Curtis D. v. State

646 P.2d 547 | Nev. | 1982

*273OPINION

Per Curiam:

Following a contested hearing before a juvenile referee, appellant was found guilty of misdemeanor battery and first degree kidnaping for the perpetration of these crimes upon a thirteen-year-old female.1 The district court adopted the referee’s findings, adjudicated appellant a delinquent and ordered him committed to the Nevada Youth Training Center at Elko, Nevada.

On the afternoon of the assault, the victim was walking alone on a Las Vegas residential street. A pick-up truck, occupied by appellant and two other juvenile males, stopped beside her.

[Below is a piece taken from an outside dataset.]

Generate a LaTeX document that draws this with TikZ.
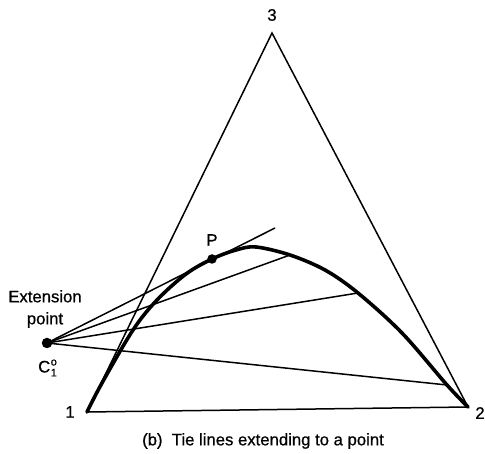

In response to a query by appellant, the victim approached the truck, whereupon the driver and the other juvenile forced her into the cab of the vehicle.

The victim was then transported a short distance into the desert where she was taken from the truck. While one of his companions held her, appellant and the other youth cut her on the face, arms and stomach. The assault ended when the victim was pushed and struck her head on a rock. The blow rendered her unconscious. When she regained consciousness the day was becoming dark and the truck was gone.

On appeal, appellant contends that the circumstances do not support a separate charge of first degree kidnaping and there is insufficient evidence to establish his complicity in that crime. We disagree.

*274A separate charge of first degree kidnaping is proper if the movement of the victim is not merely incidental to the associated offense and it results in substantially increased risk of harm. Wright v. State, 94 Nev. 415, 581 P.2d 442 (1978). Whether the movement of the victim is incidental to the associated offense and whether the risk of harm is substantially increased thereby are questions of fact to be determined by the trier of fact in all but the clearest cases. Sheriff v. Medberry, 96 Nev. 202, 606 P.2d 181 (1980).

Ordinarily, movement of the victim in the commission of a battery is not incidental to that offense. Moreover, in the instant case, it is uncontroverted that the victim was abandoned, unconscious, on the isolated perimeter of the desert as dark approached. Such evidence supports the determination that the movement of the victim substantially increased the risk of harm to her. A separate charge of first degree kidnaping is proper.

Similarly, the record supports appellant’s complicity in the kidnaping. The mere presence of appellant at the time his companions forced the victim into the truck is not sufficient to make him an accessory and therefore a principal under NRS 195.020.2 However, it was appellant’s query that induced the victim to approach the truck. She was detained in the cab by appellant and one companion while the other drove into the desert. Appellant was not merely present, he was an active participant in her forcible transportation and the events that followed. His presence, together with the other circumstances, both during and after the kidnaping, is sufficient to support an inference that he was a party to the offense. See Baker v. Sheriff, 93 Nev. 11, 558 P.2d 629 (1977); Robertson v. Sheriff, 85 Nev. 681, 462 P.2d 528 (1969).

The other claims of error raised by appellant fail to demonstrate prejudicial error or are without merit. Accordingly, we *275affirm the adjudication of delinquency and commitment order of the district court.

Gunderson, C. J., Manoukian, Springer, and Mowbray, JJ., and Zenoff, Sr. J.,3 concur.

NRS 200.481(2)(a) (1977) (amended 1979 and 1981) provides:

2. Any person convicted of a battery, other than a battery committed by an adult upon a child which constitutes child abuse, shall be punished:
(a) If the battery is not committed with a deadly weapon, and no substantial bodily harm to the victim results, for a misdemeanor.

NRS 200.310(1) provides in pertinent part:

1. ... [E]very person who leads, takes, entices, or carries away or detains any minor . . . with the intent to hold such minor to unlawful service, or perpetrate upon the person of such minor any unlawful act is guilty of kidnaping in the first degree.

NRS 195.020 provides in pertinent part:

195.020 Who are principals. Every person concerned in the commission of a felony, gross misdemeanor or misdemeanor, whether he directly commits the act constituting the offense, or aids or abets in its commission, and whether present or absent; and every person who, directly or indirectly, counsels, encourages, hires, commands, induces or otherwise procures another to commit a felony, gross misdemeanor or misdemeanor is a principal, and shall be proceeded against and punished as such.